The Flemish separatist party the New Flemish Alliance (NVA) is expected to do well in the vote.

Its leader Bart De Wever supports dividing the country in two, Dutch-speaking Flanders and French-speaking Wallonia.

However, a split bringing an end to Belgium would not happen immediately.

Belgian governments are required to be made up of a bi-lingual coalition, but this is the first federal election from which a party advocating the end of Belgium could emerge the outright winner.

Separate lives
Belgium is in effect two separate communities held together by a bi-lingual political system.

Made up of Wallonia and Flanders
4 million French speakers in Wallonia
6.5 million Dutch speakers in Flanders
7.7 million voters
Political debate dominated by linguistic disputes
Debt-to-GDP ration expected to exceed 100% within next 12 months

Much of public and political life in Belgium is dominated by bitter debates around language and the allocation of public resources.

Government aid to poorer Wallonia, home to four million French speakers, has caused resentment among Belgium's 6.5 million Flemish majority, correspondents say.

Until now separatist parties have been on the fringes of political debate.

But Mr De Wever, 39, has pushed his party into to the mainstream over the last three years while the other parties have been locked in a political stalemate.
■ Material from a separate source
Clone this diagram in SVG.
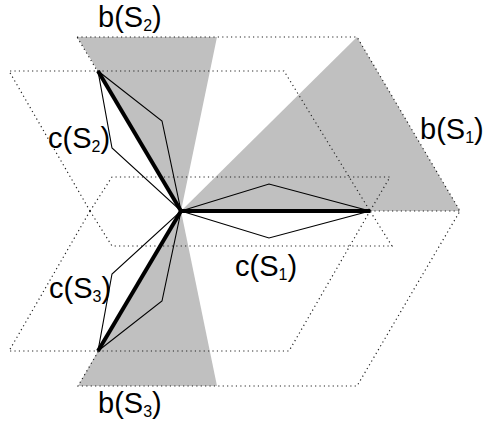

A new government will not be able to devolve power immediately because of Belgium's parliamentary system.

The poll is actually two separate elections, split along linguistic lines.

At least four parties are required to form a government.

The country also faces economic problems.
During the last three years the national debt has grown to unmanageable proportions.

The country's ratio of debt to gross domestic product is behind only Greece and Italy in the Eurozone, analysts say.

Voting is mandatory in Belgium, and some 7.7 million voters will cast their ballots at 10,630 voting stations.

The election was brought forward by a year after the coalition led by Christian Democrat Yves Leterme collapsed in April over a long-standing dispute about voting rights for Dutch-speakers around Brussels.